How Change Outputs Compromise On-Chain Privacy
The automatic creation of a new change address has serious privacy implications. Blockchain analysis firms exploit a heuristic called “common-input-ownership,” which assumes that all input addresses in a transaction belong to the same entity. When your wallet spends multiple UTXOs together, an observer can link those addresses. The change output, if not handled carefully, can further de-anonymize you: by following the flow of change, an analyst can track your entire wallet balance over time. Worse, many wallets (especially legacy ones) reuse change addresses or send change to addresses already linked to the sender, making clustering trivial. Modern wallet designs like BIP32 HD wallets generate fresh change addresses for each transaction, which helps, but an observer can still use amount analysis or the fact that change outputs often have specific characteristics (e.g., a non‑round amount) to guess which output is change.
Address reuse is the enemy of privacy. If you send multiple payments to the same merchant and the change returns to a previously used address, a third party can infer your spending habits and wallet structure. Conversely, using a fresh change address each time—a practice now standard in many wallets—reduces linkability but does not eliminate it. After all, the input side of the transaction still reveals the owner of the spent UTXOs. Therefore, change outputs represent a critical junction where privacy-conscious users must be proactive, often employing techniques like coin control to segregate UTXOs.
Managing Change for Lower Fees and Clean Accounting
The way your wallet handles change directly impacts the fees you pay and the clarity of your financial records. Each change output adds to the transaction’s total output count, increasing its size (in vbytes) and thus the fee you need to attach to get it confirmed.
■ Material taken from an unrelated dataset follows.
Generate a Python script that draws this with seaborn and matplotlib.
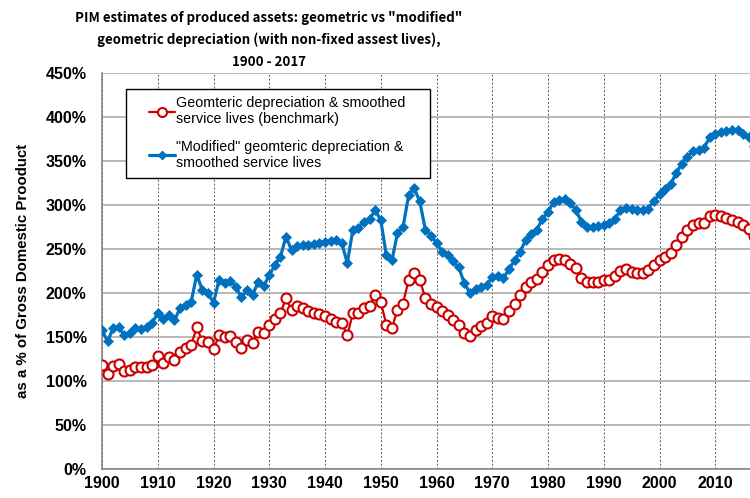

In high-fee environments, this can become costly. Our guide on Bitcoin UTXO management and coin control shows how advanced wallets let you deliberately select which UTXOs to spend, reducing unnecessary change outputs. By consolidating small UTXOs during low-fee periods, you can prepare larger, clean inputs that minimize fragmentation and the creation of change in future transactions.
For anyone tracking holdings or business transactions, change outputs create accounting complexity. When you reconcile your wallet, the appearance of a new unspent output that looks like a payment to yourself can be confusing without proper labeling. Tools like Coin Control help by having the wallet tag change as “change,” but not all software does this automatically. Additionally, the presence of multiple change outputs in a single transaction can blur the line between genuine spending and self-transfers, making it harder to calculate capital gains or losses. For a deeper dive on how transaction weight affects the costs you pay, check our analysis of Bitcoin transaction fees, mempool dynamics, and blockspace demand.
As Bitcoin matures and more users self-custody, awareness of change outputs grows. Wallets are improving by implementing smart UTXO selection, automatic consolidation, and better coin control interfaces. In the end, mastering change outputs empowers you to protect your privacy, reduce unnecessary fees, and keep your Bitcoin accounting clean. The protocol gives you all the tools; the rest is up to you.